[GIVEN INSTRUCTION]: Nothing but the lines from the top of the data to the line holding "from bokeh.resources import INLINE" should be printed, word for word and both ends included; leave the pictures out.

--- DATASET CONTENT ---

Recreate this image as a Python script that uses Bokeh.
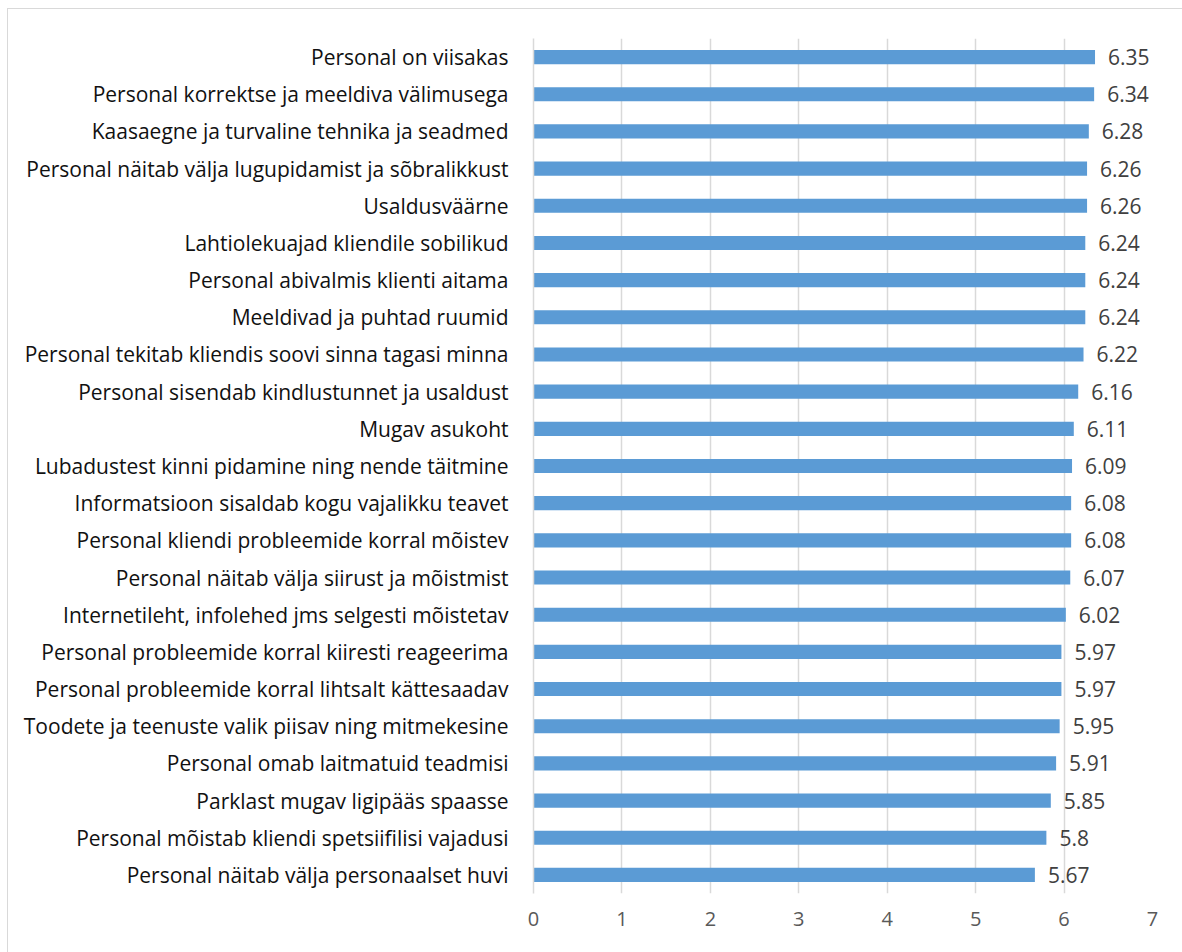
from bokeh.plotting import figure
from bokeh.models import FactorRange, ColumnDataSource, FixedTicker, Range1d
from bokeh.core.properties import value
from bokeh.embed import file_html
from bokeh.resources import INLINE

# Statements, listed top to bottom as shown
categories = [
    "Personal on viisakas",
    "Personal korrektse ja meeldiva välimusega",
    "Kaasaegne ja turvaline tehnika ja seadmed",
    "Personal näitab välja lugupidamist ja sõbralikkust",
    "Usaldusväärne",
    "Lahtiolekuajad kliendile sobilikud",
    "Personal abivalmis klienti aitama",
    "Meeldivad ja puhtad ruumid",
    "Personal tekitab kliendis soovi sinna tagasi minna",
    "Personal sisendab kindlustunnet ja usaldust",
    "Mugav asukoht",
    "Lubadustest kinni pidamine ning nende täitmine",
    "Informatsioon sisaldab kogu vajalikku teavet",
    "Personal kliendi probleemide korral mõistev",
    "Personal näitab välja siirust ja mõistmist",
    "Internetileht, infolehed jms selgesti mõistetav",
    "Personal probleemide korral kiiresti reageerima",
    "Personal probleemide korral lihtsalt kättesaadav",
    "Toodete ja teenuste valik piisav ning mitmekesine",
    "Personal omab laitmatuid teadmisi",
    "Parklast mugav ligipääs spaasse",
    "Personal mõistab kliendi spetsiifilisi vajadusi",
    "Personal näitab välja personaalset huvi",
]
scores = [6.35, 6.34, 6.28, 6.26, 6.26, 6.24, 6.24, 6.24, 6.22, 6.16, 6.11, 6.09,
          6.08, 6.08, 6.07, 6.02, 5.97, 5.97, 5.95, 5.91, 5.85, 5.8, 5.67]
score_labels = ["6.35", "6.34", "6.28", "6.26", "6.26", "6.24", "6.24", "6.24", "6.22",
                "6.16", "6.11", "6.09", "6.08", "6.08", "6.07", "6.02", "5.97", "5.97",
                "5.95", "5.91", "5.85", "5.8", "5.67"]
x_ticks = [0, 1, 2, 3, 4, 5, 6, 7]

FONT = "Open Sans"

source = ColumnDataSource(dict(cat=categories, val=scores, lbl=score_labels))

p = figure(
    width=1175, height=944,
    y_range=FactorRange(factors=list(reversed(categories)), range_padding=0),
    x_range=Range1d(0, 7),
    output_backend="svg", toolbar_location=None,
    min_border_left=525, min_border_right=31,
    min_border_top=29, min_border_bottom=60,
)
p.margin = (8, 0, 0, 7)
p.styles = {"border-left": "1px solid #d9d9d9", "border-top": "1px solid #d9d9d9"}
p.outline_line_color = None
p.background_fill_color = "white"
p.border_fill_color = "white"

p.hbar(y="cat", right="val", left=0, height=0.38, source=source,
       fill_color="#5B9BD5", line_color=None)

p.text(x="val", y="cat", text="lbl", source=source, x_offset=13,
       text_baseline="middle", text_align="left",
       text_font=value(FONT), text_font_size="21px", text_color="#404040")

# x axis: labels only, grid lines carry the scale
p.xaxis.ticker = FixedTicker(ticks=x_ticks)
p.xaxis.axis_line_color = None
p.xaxis.major_tick_line_color = None
p.xaxis.minor_tick_line_color = None
p.xaxis.major_label_text_font = FONT
p.xaxis.major_label_text_font_size = "20px"
p.xaxis.major_label_text_color = "#595959"
p.xaxis.major_label_standoff = 12
p.xgrid.grid_line_color = "#d9d9d9"
p.xgrid.grid_line_width = 1.5
p.ygrid.grid_line_color = None

p.yaxis.axis_line_color = "#d9d9d9"
p.yaxis.axis_line_width = 1.5
p.yaxis.major_tick_line_color = None
p.yaxis.minor_tick_line_color = None
p.yaxis.major_label_text_font = FONT
p.yaxis.major_label_text_font_size = "21px"
p.yaxis.major_label_text_color = "#111111"
p.yaxis.major_label_standoff = 19

open("out.html", "w").write(file_html(p, INLINE))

---

[CORRECT RESPONSE]:
Recreate this image as a Python script that uses Bokeh.
from bokeh.plotting import figure
from bokeh.models import FactorRange, ColumnDataSource, FixedTicker, Range1d
from bokeh.core.properties import value
from bokeh.embed import file_html
from bokeh.resources import INLINE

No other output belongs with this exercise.